Este momento, en el que nos abrimos al mundo, me permite fijarme en ese grupo de leoneses con discapacidad intelectual que vive en los pisos de Asprona León, en esta calle. Hemos pasado, de coincidir cada mañana a la misma hora, cuando yo acerco a mis hijos al cole y ellos se dirigen a su parada de autobús, a encontramos en las ventanas por la tarde . Aplauden efusivamente desde sus ventanas y yo admiro su valentía para enfrentarse a esta situación. Pedro, Nacho, Luis Alfonso, Luis Felipe, Isidro o Jorge lo tienen claro, «como somos unos tiarrones tan fuertes, no hemos caído ninguno y vamos a aguantar otros 15 días más. En el piso, tenemos música y de todo. No nos aburrimos, estamos entretenidos y hacemos mucha limpieza, porque hay que tener mucha higiene».

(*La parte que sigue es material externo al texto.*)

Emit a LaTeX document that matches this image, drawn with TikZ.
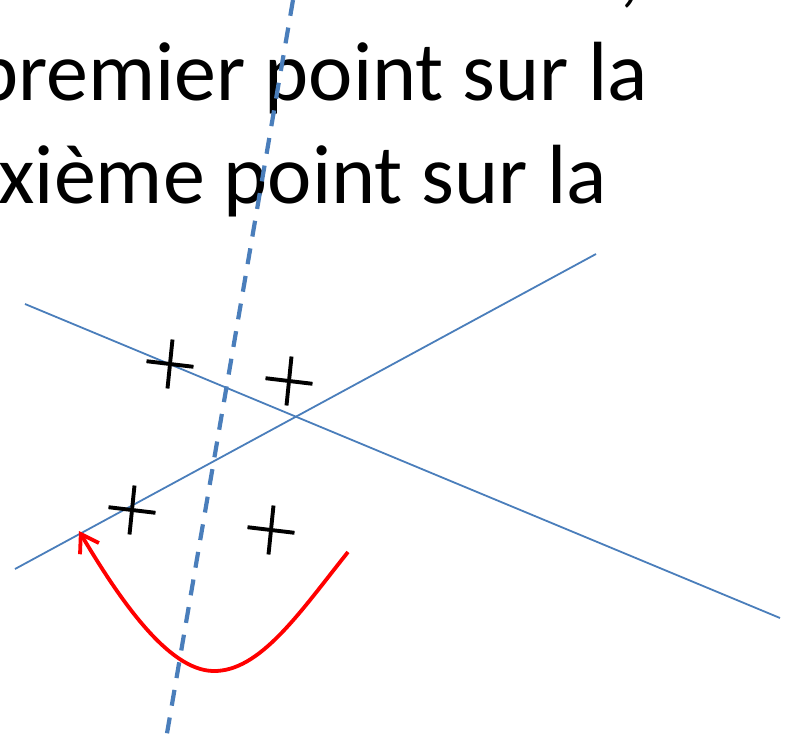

Y de repente llegan ellos, patrullas de las Fuerzas y Cuerpos de Seguridad que además de protegernos, estos días nos visitan por la calle al ritmo de «Resistiré», dando sus luces o activando sus sirenas. Una de ellos es mi vecina, y además mamá, que cada día sale de casa para controlar el tránsito de vehículos y personas e intentar que los ciudadanos comprendan que hay que quedarse en casa. Cuando acaba su jornada laboral, comienzan las tareas lectivas en el aula improvisada en la que se ha convertido su casa, como ocurre en miles de hogares al mismo tiempo: «Ahora ejercemos de profesores para que los niños continúen con la materia programada . Pero es muy difícil conciliar el trabajo, las tareas del hogar, las necesidades de nuestros hijos y encima no sólo educarles, sino también enseñarles contenidos, intentando suplir el papel del docente que tan grande nos queda».

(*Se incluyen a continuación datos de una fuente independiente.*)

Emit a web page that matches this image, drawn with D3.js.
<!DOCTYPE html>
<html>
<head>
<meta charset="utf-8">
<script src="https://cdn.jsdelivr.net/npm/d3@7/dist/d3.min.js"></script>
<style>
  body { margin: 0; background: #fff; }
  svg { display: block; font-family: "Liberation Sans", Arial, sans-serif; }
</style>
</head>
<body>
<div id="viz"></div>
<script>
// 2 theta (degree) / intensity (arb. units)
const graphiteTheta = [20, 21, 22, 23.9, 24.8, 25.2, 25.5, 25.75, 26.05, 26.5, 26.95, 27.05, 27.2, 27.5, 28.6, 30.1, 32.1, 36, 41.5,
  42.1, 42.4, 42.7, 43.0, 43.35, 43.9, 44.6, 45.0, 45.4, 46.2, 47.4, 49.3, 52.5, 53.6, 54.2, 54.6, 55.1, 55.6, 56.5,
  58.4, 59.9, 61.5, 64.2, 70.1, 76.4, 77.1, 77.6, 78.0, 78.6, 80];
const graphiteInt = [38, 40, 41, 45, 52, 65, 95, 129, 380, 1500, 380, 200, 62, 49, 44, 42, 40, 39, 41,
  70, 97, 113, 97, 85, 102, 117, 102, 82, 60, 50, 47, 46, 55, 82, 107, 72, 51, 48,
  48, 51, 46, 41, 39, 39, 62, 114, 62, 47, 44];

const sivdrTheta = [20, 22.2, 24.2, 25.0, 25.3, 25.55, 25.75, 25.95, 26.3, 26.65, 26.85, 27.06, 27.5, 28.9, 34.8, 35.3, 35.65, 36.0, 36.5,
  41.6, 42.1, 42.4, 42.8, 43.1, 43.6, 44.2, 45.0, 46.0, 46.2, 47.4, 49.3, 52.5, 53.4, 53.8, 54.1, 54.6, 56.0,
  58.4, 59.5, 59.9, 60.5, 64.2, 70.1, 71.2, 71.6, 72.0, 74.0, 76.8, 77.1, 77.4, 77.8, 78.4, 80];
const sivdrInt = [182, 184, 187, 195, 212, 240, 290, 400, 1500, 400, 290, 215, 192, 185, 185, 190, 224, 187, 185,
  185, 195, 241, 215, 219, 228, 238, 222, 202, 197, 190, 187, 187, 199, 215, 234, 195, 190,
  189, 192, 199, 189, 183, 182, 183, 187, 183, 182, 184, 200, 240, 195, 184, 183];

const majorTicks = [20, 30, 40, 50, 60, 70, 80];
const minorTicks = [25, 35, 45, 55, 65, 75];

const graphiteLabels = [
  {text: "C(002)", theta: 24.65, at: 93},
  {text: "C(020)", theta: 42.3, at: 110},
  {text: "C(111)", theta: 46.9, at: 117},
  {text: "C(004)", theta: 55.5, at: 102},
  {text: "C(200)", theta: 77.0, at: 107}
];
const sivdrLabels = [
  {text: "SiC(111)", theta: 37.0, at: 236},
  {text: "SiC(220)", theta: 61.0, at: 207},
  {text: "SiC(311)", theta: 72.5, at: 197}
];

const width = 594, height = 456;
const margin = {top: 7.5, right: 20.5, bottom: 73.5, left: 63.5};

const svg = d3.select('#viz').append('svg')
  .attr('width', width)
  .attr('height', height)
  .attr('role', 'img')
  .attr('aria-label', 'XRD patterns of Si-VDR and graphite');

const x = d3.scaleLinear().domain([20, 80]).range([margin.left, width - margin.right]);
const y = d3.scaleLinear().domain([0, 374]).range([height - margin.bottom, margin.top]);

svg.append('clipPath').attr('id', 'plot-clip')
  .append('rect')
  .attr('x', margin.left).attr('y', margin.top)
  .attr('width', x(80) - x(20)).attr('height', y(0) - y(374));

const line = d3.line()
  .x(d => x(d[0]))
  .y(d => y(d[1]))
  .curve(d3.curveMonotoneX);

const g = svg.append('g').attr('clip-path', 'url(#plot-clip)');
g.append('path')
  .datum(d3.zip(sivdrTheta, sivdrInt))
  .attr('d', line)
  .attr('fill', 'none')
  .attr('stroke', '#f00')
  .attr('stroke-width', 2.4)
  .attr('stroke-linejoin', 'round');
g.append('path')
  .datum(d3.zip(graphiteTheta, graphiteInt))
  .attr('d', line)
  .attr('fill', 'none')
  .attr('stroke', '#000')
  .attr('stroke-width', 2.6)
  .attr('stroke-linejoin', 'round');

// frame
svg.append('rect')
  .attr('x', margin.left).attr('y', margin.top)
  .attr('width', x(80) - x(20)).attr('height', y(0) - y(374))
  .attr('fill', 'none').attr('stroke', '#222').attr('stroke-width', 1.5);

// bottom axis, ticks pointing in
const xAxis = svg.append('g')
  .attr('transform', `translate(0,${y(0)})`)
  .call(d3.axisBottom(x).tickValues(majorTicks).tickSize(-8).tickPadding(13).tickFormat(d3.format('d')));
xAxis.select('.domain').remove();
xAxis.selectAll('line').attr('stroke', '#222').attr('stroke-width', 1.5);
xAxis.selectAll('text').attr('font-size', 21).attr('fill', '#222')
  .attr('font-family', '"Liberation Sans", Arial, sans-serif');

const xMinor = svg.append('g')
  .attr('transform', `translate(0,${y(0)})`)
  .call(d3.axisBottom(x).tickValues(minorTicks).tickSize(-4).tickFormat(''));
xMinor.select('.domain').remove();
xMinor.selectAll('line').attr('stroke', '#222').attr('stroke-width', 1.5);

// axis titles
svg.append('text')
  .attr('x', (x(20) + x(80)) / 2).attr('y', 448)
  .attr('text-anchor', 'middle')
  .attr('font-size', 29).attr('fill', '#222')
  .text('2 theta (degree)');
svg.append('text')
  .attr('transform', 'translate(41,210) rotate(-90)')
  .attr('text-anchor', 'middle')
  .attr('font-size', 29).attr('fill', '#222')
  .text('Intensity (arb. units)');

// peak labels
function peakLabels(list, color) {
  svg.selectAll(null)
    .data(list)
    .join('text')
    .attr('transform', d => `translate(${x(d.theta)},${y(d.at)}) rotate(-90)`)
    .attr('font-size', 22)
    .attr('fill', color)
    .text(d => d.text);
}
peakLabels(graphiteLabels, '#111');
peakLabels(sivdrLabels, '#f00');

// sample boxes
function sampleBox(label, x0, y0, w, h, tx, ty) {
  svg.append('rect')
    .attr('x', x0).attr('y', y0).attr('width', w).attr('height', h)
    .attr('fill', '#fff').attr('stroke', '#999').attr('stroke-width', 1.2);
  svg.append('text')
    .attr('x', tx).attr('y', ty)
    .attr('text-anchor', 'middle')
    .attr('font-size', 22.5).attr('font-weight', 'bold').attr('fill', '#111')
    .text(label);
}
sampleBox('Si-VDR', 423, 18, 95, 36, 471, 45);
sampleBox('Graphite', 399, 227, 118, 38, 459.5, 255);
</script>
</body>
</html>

« Es un bebé tan deseado y esperado que nuestra pena es no poder disfrutarlo con mis padres porque sé que lo pasan mal por no verlo . Y nuestra ilusión es hacer planes con él, pasear, viajar y que le dé el aire y el sol». Me lo cuenta Vero, que, junto a Alberto, acaba de recibir hace apenas dos meses a lo más grande de su vida: su bebé Rodrigo. Este confinamiento les está permitiendo disfrutar cada minuto al lado del pequeño pero les ha alejado físicamente del resto de su familia, privando a abuelos y tíos de sostener en brazos al niño y ver sus increíbles avances en tan solo unas semanas desde su nacimiento.
Y es que de pronto, ver amenazada la salud de las personas a las que queremos, de nuestra familia y amigos, nos ha hecho estrechar lazos con ellos y programar llamadas y videollamadas diarias en las que no faltan los ‘te quiero’ y los ‘cuánto daría por abrazarte’. Porque estamos deseando romper la distancia y volver a abrazarnos.

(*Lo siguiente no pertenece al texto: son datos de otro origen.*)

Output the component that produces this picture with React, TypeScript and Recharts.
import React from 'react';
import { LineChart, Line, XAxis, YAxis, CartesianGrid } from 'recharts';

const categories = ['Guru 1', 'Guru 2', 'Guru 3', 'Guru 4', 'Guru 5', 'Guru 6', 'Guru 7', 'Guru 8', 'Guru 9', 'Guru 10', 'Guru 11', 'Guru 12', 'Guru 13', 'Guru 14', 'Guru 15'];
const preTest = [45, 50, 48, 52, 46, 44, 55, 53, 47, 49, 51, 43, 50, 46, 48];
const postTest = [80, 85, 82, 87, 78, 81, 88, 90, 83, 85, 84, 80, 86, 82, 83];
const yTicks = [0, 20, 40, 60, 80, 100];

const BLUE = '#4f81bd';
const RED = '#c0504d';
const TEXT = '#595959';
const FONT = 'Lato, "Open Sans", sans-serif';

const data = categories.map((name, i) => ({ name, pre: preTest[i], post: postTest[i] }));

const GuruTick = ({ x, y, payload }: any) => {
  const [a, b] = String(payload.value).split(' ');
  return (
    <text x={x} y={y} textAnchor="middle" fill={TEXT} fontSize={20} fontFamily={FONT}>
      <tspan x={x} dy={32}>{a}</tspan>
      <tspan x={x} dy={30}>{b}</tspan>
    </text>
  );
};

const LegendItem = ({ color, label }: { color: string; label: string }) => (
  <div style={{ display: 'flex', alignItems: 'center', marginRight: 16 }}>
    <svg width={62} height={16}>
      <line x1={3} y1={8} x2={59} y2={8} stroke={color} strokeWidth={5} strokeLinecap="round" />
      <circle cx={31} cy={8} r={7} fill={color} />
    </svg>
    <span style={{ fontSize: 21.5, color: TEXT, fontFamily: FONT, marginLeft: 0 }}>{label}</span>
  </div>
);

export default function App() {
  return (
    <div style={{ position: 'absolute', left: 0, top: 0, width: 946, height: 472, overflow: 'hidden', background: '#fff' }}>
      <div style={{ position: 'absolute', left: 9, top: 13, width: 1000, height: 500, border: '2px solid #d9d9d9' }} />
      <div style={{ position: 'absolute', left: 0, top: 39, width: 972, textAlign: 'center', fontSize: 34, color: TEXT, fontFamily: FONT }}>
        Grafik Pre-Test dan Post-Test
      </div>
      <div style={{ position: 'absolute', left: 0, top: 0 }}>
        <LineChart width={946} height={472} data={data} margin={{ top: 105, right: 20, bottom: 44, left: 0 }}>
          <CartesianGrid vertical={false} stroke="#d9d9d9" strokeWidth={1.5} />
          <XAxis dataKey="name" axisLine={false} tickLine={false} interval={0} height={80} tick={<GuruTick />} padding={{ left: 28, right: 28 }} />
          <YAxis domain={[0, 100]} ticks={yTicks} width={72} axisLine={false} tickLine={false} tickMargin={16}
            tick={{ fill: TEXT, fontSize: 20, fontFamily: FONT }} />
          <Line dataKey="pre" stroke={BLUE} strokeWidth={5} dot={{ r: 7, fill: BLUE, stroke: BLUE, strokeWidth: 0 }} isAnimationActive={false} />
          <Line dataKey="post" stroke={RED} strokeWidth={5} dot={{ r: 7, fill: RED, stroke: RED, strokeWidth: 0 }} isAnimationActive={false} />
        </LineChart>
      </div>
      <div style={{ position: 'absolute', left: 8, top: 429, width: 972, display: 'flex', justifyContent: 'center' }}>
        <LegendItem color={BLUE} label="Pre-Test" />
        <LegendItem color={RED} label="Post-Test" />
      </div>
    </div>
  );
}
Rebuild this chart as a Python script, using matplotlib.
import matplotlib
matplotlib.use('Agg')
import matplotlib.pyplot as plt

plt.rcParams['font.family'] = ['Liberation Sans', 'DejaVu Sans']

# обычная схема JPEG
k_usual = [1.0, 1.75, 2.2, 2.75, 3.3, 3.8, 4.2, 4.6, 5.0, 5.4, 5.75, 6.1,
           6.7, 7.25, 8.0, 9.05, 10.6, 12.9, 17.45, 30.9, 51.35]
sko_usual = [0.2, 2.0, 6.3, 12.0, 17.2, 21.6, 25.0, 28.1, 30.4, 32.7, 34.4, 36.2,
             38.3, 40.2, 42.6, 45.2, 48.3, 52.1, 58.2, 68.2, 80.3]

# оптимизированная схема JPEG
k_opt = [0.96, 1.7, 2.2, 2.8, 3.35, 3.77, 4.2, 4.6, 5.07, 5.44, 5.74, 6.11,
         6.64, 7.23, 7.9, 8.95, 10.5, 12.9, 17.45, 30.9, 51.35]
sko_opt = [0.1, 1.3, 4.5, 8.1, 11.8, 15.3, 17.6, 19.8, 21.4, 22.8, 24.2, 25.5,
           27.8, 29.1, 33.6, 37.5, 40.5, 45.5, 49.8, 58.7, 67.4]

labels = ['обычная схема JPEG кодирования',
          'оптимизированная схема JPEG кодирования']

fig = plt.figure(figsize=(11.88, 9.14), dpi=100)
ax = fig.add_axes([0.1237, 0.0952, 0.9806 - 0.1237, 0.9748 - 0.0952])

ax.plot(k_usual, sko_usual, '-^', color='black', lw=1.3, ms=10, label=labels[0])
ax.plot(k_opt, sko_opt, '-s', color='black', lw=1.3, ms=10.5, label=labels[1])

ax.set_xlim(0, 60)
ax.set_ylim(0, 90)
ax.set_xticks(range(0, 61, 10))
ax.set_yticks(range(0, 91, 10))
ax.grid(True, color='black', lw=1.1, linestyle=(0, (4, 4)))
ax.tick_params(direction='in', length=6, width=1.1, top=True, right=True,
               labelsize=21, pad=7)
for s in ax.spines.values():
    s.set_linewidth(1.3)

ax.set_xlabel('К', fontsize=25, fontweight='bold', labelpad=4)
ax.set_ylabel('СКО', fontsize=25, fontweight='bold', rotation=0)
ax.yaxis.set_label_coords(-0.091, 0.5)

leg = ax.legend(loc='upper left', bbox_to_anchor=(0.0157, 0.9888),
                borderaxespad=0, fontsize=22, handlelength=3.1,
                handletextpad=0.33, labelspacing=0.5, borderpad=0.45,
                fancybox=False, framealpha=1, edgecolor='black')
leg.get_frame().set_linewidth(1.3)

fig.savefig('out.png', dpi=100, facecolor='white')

La vida en el barrio estas semanas nos deja otras historias como la de una pareja de ancianos que, preocupados por lo que se les pudiera venir encima, emigraron a su pueblo para no escuchar a los niños del piso superior corriendo por el pasillo y dando luz a los días grises. O aquellos que se niegan a aceptar que debemos quedarnos en casa y cada día, a la misma hora, se ponen los cascos en los oídos y salen a dar su paseo diario, camuflados en el amanecer.
Ahora, nuestros parques están vacíos. Sus columpios no se mecen y sus piedras permanecen en el mismo sitio, sin que las manitas de los pequeños las descoloquen. Tan solo reciben de refilón la visita de los perros , como mi peludo Rex que, acompañados de sus dueños, continúan su rutina como si nada hubiera pasado, aunque con paseos reducidos y sin carreras libres ni contacto con otros de su especie.
Este virus detuvo todo menos la ilusión por recuperar nuestra vida . Pero ahora es momento de tener paciencia y pensar en que mañana volverá a salir el sol.